Zur Geschichte Bosniens und des Genozids von Srebrenica: Identitätssuche und Erinnerungskultur
»Nie wieder«: ein hehres Wort, das schnell im Zusammenhang mit Genozid ertönt.
Doch wieso erkennen so wenige Menschen die Zeichen der Zeit, wenn dunkle Wolken am Himmel aufziehen?
Die Ausgrenzung der Muslime Bosniens im späten Jugoslawien ist dafür ein Lehrstück. Sie zeigt die Schritte auf, die einer solchen Katastrophe vorangehen. Dazu gehören stets folgende Akteure: eine Gruppe von Machthabern, die durch Ausgrenzung einer schwächeren Gruppe die eigene Position stärken und sich zum Retter vor imaginären Feinden aufschwingen. Und als zweite Seite der Medaille: eine Ethnie, die aus Angst vor Marginalisierung bereit ist, gute Miene zum bösen Spiel zu machen. Beides zusammen erzeugt ein explosives Gemisch, das in geschichtlichen Umbrüchen eine Gesellschaft in dunkle Abgründe reißt: immer dann, wenn Unsicherheit, wirtschaftlicher Abstieg und Angst vor der Zukunft den dünnen Schutzmantel der Zivilisation zerreißen.

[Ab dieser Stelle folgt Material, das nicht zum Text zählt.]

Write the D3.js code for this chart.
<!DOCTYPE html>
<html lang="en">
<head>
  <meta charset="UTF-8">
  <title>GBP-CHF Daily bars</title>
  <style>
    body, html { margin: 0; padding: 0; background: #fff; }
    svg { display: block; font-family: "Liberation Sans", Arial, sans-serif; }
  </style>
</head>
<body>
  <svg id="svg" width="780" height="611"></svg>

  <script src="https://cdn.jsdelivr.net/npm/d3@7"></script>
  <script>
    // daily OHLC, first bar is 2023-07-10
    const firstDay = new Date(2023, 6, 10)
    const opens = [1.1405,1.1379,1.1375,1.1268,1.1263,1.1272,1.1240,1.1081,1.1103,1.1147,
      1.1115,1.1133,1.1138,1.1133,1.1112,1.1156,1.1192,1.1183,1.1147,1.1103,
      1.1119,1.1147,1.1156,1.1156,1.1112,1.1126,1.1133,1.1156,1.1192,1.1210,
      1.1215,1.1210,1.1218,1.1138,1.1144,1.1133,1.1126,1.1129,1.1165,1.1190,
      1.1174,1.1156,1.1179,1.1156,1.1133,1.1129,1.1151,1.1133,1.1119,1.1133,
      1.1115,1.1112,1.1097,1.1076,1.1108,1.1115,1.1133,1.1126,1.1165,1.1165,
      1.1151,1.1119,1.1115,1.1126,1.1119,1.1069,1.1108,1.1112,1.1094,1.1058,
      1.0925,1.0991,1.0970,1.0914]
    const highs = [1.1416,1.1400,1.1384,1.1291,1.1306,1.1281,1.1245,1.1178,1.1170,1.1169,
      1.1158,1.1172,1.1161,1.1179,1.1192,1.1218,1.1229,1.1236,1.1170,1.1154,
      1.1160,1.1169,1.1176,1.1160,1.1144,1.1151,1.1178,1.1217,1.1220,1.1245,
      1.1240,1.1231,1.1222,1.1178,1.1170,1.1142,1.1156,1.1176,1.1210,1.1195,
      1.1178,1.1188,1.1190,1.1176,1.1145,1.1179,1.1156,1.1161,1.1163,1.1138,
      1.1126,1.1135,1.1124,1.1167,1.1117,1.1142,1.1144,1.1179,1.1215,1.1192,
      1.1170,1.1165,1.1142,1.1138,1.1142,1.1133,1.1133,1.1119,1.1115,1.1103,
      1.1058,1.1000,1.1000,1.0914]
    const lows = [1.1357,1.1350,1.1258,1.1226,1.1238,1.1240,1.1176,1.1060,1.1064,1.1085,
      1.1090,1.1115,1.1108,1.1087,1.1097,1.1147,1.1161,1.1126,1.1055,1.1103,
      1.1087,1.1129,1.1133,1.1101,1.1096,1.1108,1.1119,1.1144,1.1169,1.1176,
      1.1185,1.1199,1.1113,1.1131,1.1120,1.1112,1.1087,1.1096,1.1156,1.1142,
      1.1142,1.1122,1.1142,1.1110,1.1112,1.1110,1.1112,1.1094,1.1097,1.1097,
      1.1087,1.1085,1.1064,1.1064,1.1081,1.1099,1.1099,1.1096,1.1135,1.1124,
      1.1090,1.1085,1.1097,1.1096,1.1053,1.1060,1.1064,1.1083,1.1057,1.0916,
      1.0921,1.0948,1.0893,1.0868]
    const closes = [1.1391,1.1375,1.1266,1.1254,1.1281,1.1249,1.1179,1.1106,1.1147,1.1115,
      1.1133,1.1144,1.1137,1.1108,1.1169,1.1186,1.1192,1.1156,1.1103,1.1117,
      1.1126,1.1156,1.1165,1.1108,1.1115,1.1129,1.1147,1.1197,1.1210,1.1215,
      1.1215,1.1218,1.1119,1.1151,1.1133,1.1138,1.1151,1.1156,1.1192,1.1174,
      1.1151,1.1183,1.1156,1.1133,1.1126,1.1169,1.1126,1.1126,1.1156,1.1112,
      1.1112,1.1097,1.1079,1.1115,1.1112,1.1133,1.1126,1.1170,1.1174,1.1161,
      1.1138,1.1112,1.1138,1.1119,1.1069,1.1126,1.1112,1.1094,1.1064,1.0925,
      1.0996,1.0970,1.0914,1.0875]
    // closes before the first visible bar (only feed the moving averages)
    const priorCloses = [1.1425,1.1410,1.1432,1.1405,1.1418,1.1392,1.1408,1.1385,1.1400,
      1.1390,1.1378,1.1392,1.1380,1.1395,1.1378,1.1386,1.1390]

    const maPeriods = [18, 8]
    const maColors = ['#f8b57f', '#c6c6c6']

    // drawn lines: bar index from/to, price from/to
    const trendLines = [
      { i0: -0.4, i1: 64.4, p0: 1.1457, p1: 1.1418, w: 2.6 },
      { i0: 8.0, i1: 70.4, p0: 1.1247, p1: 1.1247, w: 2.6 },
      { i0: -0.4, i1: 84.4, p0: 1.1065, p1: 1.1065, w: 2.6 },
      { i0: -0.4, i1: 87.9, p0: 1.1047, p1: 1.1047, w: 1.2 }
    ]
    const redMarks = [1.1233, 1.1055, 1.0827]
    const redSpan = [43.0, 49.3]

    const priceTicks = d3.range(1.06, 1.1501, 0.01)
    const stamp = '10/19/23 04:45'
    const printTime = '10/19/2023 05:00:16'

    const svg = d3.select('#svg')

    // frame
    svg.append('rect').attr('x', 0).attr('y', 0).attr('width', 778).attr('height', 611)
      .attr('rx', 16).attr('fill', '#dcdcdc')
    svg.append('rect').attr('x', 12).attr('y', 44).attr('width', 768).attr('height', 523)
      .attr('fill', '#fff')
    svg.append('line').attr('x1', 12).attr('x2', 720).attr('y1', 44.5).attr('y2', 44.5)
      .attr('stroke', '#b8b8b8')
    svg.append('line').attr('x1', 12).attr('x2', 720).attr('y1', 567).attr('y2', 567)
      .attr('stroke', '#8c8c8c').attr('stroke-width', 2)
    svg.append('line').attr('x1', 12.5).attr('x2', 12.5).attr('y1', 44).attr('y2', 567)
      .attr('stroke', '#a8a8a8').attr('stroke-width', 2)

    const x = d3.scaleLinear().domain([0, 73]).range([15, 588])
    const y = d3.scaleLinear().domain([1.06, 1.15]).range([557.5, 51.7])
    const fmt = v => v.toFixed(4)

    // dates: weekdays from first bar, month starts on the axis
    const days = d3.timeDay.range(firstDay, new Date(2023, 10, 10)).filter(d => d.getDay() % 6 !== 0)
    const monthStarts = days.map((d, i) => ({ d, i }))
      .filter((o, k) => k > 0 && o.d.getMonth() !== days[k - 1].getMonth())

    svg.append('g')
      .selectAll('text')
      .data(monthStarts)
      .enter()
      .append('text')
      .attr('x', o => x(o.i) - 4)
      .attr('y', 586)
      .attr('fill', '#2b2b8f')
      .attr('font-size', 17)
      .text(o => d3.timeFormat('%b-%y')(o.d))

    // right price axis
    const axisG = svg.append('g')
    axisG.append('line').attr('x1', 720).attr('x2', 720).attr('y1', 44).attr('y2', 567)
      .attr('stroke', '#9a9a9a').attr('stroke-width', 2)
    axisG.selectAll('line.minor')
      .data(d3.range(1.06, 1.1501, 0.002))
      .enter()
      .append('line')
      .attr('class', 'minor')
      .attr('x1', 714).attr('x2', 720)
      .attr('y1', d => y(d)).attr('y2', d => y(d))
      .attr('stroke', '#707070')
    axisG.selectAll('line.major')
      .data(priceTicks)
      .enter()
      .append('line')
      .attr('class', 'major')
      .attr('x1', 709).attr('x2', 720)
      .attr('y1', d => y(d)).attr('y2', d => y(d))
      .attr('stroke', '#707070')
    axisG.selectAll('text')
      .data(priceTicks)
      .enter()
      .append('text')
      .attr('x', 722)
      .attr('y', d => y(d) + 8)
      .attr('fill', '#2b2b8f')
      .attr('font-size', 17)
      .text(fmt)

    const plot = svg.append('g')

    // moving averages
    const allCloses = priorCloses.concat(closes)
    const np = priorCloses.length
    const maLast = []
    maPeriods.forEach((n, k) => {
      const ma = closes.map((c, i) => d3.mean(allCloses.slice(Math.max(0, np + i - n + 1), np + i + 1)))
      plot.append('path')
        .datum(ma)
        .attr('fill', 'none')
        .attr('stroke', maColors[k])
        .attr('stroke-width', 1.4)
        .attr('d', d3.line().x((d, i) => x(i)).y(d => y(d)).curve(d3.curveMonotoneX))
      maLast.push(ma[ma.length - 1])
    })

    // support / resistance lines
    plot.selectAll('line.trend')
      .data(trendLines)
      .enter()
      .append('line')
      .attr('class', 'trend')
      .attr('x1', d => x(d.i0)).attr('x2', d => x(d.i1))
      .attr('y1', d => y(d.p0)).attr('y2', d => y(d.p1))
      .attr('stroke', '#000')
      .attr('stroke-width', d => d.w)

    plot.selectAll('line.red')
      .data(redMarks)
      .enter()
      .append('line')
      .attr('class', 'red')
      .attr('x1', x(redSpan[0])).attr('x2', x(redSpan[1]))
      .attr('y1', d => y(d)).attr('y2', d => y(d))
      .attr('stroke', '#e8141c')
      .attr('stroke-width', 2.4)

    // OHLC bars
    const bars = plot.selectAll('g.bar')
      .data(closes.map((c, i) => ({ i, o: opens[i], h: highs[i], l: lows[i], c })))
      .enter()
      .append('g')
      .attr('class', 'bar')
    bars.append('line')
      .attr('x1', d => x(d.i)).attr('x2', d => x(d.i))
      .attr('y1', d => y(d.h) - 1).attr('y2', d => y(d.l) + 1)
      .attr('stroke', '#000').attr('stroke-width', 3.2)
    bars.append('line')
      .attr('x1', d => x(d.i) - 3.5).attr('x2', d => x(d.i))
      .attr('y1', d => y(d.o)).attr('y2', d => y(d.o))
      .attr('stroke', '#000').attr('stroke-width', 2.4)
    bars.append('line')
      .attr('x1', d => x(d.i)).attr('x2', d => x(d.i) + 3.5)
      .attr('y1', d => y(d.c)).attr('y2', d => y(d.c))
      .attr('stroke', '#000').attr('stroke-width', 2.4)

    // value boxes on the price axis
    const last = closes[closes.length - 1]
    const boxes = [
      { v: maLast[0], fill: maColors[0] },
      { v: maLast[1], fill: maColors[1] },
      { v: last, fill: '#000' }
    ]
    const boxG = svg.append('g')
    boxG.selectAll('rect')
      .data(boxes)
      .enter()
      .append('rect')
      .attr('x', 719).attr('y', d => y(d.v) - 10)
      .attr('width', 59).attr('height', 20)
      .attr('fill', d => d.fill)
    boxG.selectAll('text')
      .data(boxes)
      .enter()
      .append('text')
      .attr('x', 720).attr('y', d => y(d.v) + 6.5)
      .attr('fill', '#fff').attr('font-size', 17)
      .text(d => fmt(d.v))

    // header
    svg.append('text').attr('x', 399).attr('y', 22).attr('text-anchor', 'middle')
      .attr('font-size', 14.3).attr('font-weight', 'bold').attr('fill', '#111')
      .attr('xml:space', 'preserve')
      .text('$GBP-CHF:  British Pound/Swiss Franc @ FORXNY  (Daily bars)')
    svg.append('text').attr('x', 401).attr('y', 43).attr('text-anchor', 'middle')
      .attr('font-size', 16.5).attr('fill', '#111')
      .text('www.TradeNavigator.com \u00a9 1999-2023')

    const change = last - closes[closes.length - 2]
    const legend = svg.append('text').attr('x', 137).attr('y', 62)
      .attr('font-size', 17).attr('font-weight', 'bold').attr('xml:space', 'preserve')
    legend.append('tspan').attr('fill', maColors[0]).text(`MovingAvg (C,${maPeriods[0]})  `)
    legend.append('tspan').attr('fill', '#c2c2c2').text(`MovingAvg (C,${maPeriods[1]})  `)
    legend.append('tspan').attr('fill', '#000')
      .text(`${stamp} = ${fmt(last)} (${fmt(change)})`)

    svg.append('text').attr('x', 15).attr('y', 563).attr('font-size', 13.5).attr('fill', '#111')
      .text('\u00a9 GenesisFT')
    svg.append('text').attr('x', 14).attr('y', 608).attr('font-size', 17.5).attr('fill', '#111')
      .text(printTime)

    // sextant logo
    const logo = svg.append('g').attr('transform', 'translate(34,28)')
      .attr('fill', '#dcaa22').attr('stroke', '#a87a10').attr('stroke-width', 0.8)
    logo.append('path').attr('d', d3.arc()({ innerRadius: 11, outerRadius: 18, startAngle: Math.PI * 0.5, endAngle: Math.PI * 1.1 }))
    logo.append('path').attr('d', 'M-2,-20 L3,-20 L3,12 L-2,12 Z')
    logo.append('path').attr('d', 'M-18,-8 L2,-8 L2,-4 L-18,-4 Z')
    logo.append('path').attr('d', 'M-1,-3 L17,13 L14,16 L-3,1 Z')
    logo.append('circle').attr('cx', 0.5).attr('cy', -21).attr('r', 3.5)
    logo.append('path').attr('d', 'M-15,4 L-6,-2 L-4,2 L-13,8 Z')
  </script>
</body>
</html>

Dieses Buch vermittelt die nötigen Grundlagen zum Verständnis der Geschehnisse in Bosnien aus historischer und sozialwissenschaftlicher Sicht. Nur so kann ein wenig Licht in die verwirrende Gegenwart gebracht werden. Denn wenn sich der Beobachter verunsichert aus dem Thema Balkan zurückzieht, dann droht Vergessen. Und wo vergessen wird, da kann sich die Geschichte des Genozids nur allzu leicht wiederholen: wiederholen, nur unter anderen Vorzeichen.
Dieses Buch ist all jenen gewidmet, die weiterleben müssen mit diesen Erinnerungen, und all jenen, die bewusst an diesen Erinnerungen teilhaben wollen, um eine Wiederholung der Geschichte in Zukunft zu verhindern.